Whether this was because of any pressure or resentment from the parents (ie "I'm paying a fortune for you to attend that school, you should be top of the class") or whether it is because the children from wealthy families bully the 'poorer' students (apparently the children work out very quickly whose family isn't wealthy), the conclusion from the study was that the overall outcomes of children has more to do with the home life of the children than what school they went to.
If parents are always out working (to pay for school fees) then of course the children are at a greater risk of falling into bad crowds.
As a guy once pointed out to me when talking about discussing sending his two girls to private school: "for the amount of money my ex-wife is asking me to pay for our daughters' education, I'd rather buy each of them a rental property that I have to put the same amount towards every year and be able to give them each a rental property when they graduate".
I'm not sure which way that guy went, but often times we like to console ourselves that we 'did our best' when raising our children, and all too often the yard stick we measure how much we put into raising our children is measured by how much we spent on their education instead of by how much time we spent with them.
I know many doctors and lawyers who went to public schools and I know quite a few people who went to private schools only to drop out of university or who never went to university.

Further to the above comment, when I look across the people my age who I know went to private schools, not that many of them completed university (some had trouble going from a system that held their hand right through to a self-driven model), so I imagine a few people would be a little annoyed if you'd spent $50k on your child's education for them to end up as a waiter/waitress.

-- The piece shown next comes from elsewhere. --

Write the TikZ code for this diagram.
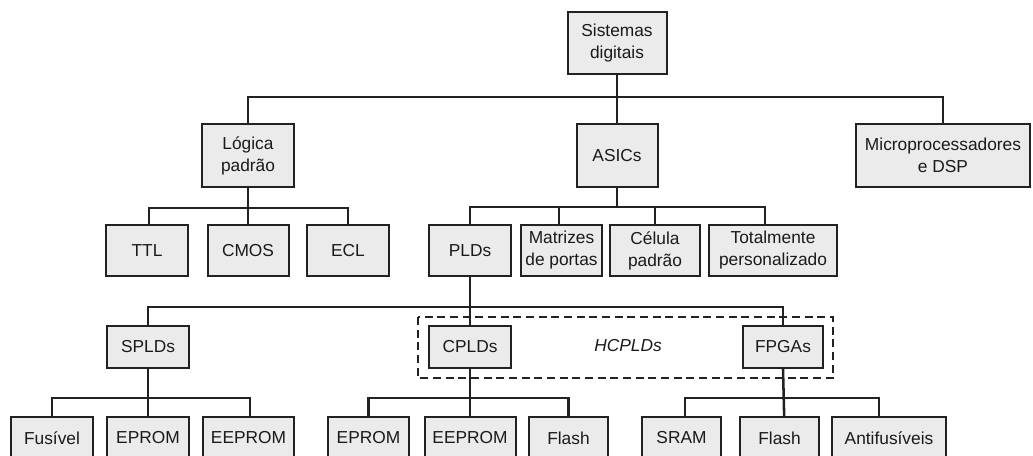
\documentclass[tikz,border=0pt]{standalone}
\usepackage{fontspec}
\setmainfont{Liberation Sans}
\begin{document}
\begin{tikzpicture}[x=0.75pt,y=-0.75pt,
  bx/.style 2 args={draw=linegray, fill=boxgray, line width=1.5pt, rectangle,
    inner sep=0pt, align=center, text=textgray,
    font=\fontsize{13}{16.5}\selectfont,
    minimum width=#1*0.75pt, minimum height=#2*0.75pt},
  link/.style={draw=linegray, line width=1.9pt},
  group/.style={draw=linegray, line width=1.1pt, dash pattern=on 6pt off 3.5pt}]
\definecolor{boxgray}{HTML}{EBEBEB}
\definecolor{linegray}{HTML}{222222}
\definecolor{textgray}{HTML}{1A1A1A}
\useasboundingbox (0,0) rectangle (1033,455);
\clip (0,0) rectangle (1033,455);

% level 0 and 1
\node[bx={99}{62}]  (sis)   at (617,43)     {Sistemas\\digitais};
\node[bx={92}{63}]  (log)   at (248,155.5)  {Lógica\\padrão};
\node[bx={81}{63}]  (asic)  at (617,155.5)  {ASICs};
\node[bx={174}{63}] (micro) at (943,155.5)  {Microprocessadores\\e DSP};

% level 2
\node[bx={82}{51}]  (ttl)   at (147,250.5)  {TTL};
\node[bx={81}{51}]  (cmos)  at (248,250.5)  {CMOS};
\node[bx={82}{51}]  (ecl)   at (348,250.5)  {ECL};
\node[bx={82}{51}]  (plds)  at (470,250.5)  {PLDs};
\node[bx={81}{51}]  (matr)  at (561.5,250.5){Matrizes\\de portas};
\node[bx={90}{51}]  (cel)   at (655,250.5)  {Célula\\padrão};
\node[bx={128}{51}] (tot)   at (773,250.5)  {Totalmente\\personalizado};

% level 3 with the high-capacity group
\draw[group] (418,317) rectangle (833,378);
\node[bx={82}{42}]  (splds) at (148,347)    {SPLDs};
\node[bx={82}{42}]  (cplds) at (470,347)    {CPLDs};
\node[bx={80}{42}]  (fpgas) at (783,347)    {FPGAs};
\node[text=textgray, font=\fontsize{13}{16.5}\selectfont\itshape] (hc) at (628,346) {HCPLDs};

% level 4
\node[bx={82}{42}]  (fus)   at (52,438)     {Fusível};
\node[bx={82}{42}]  (ep1)   at (148,438)    {EPROM};
\node[bx={91}{42}]  (eep1)  at (248.5,438)  {EEPROM};
\node[bx={81}{42}]  (ep2)   at (368.5,438)  {EPROM};
\node[bx={91}{42}]  (eep2)  at (470,438)    {EEPROM};
\node[bx={79}{42}]  (fl1)   at (568.5,438)  {Flash};
\node[bx={79}{42}]  (sram)  at (681.5,438)  {SRAM};
\node[bx={79}{42}]  (fl2)   at (779.5,438)  {Flash};
\node[bx={114}{42}] (anti)  at (889,438)    {Antifusíveis};

% tree connectors
\draw[link] (sis.south) -- (asic.north);
\draw[link] (sis.south) ++(0,22) -| (log.north);
\draw[link] (sis.south) ++(0,22) -| (micro.north);

\draw[link] (log.south) -- (cmos.north);
\draw[link] (log.south) ++(0,20) -| ([xshift=1.5pt]ttl.north);
\draw[link] (log.south) ++(0,20) -| (ecl.north);

\draw[link] (asic.south) ++(0,19) -| (plds.north);
\draw[link] (asic.south) ++(0,19) -| ([xshift=-2pt]matr.north);
\draw[link] (asic.south) ++(0,19) -| (cel.north);
\draw[link] (asic.south) ++(0,19) -| ([xshift=-6pt]tot.north);
\draw[link] (asic.south) -- ++(0,19);

\draw[link] (plds.south) -- (cplds.north);
\draw[link] (plds.south) ++(0,30) -| (splds.north);
\draw[link] (plds.south) ++(0,30) -| (fpgas.north);

\draw[link] (splds.south) -- (ep1.north);
\draw[link] (splds.south) ++(0,29) -| (fus.north);
\draw[link] (splds.south) ++(0,29) -| ([xshift=1pt]eep1.north);

\draw[link] (cplds.south) -- (eep2.north);
\draw[link] (cplds.south) ++(0,29) -| (ep2.north);
\draw[link] (cplds.south) ++(0,29) -| (fl1.north);

\draw[link] (fpgas.south) -- ([xshift=3.5pt]fl2.north);
\draw[link] (fpgas.south) ++(0,29) -| ([xshift=2.5pt]sram.north);
\draw[link] (fpgas.south) ++(0,29) -| ([xshift=-7.5pt]anti.north);
\end{tikzpicture}
\end{document}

Conversely, I know quite a few people who went public school, who work as real estate agents, supermarkets and as mechanics and who are very happy with their lives, not that the private school people aren't happy, and perhaps they could have done more, but their parents are at least not disappointed in the lost opportunity cost.

I think giving any children I have a (partially paid off) house each in a market that will arguably be very much harder to buy into in 20 years time will provide a much bigger advantage than a $50k education that they may choose to take or leave.  The house will probably be worth more than the education would have cost and it would be theirs to do as they wish, removing the need for them to spend the first 5 to 10 years of their working lives scraping together a deposit on a small starter home.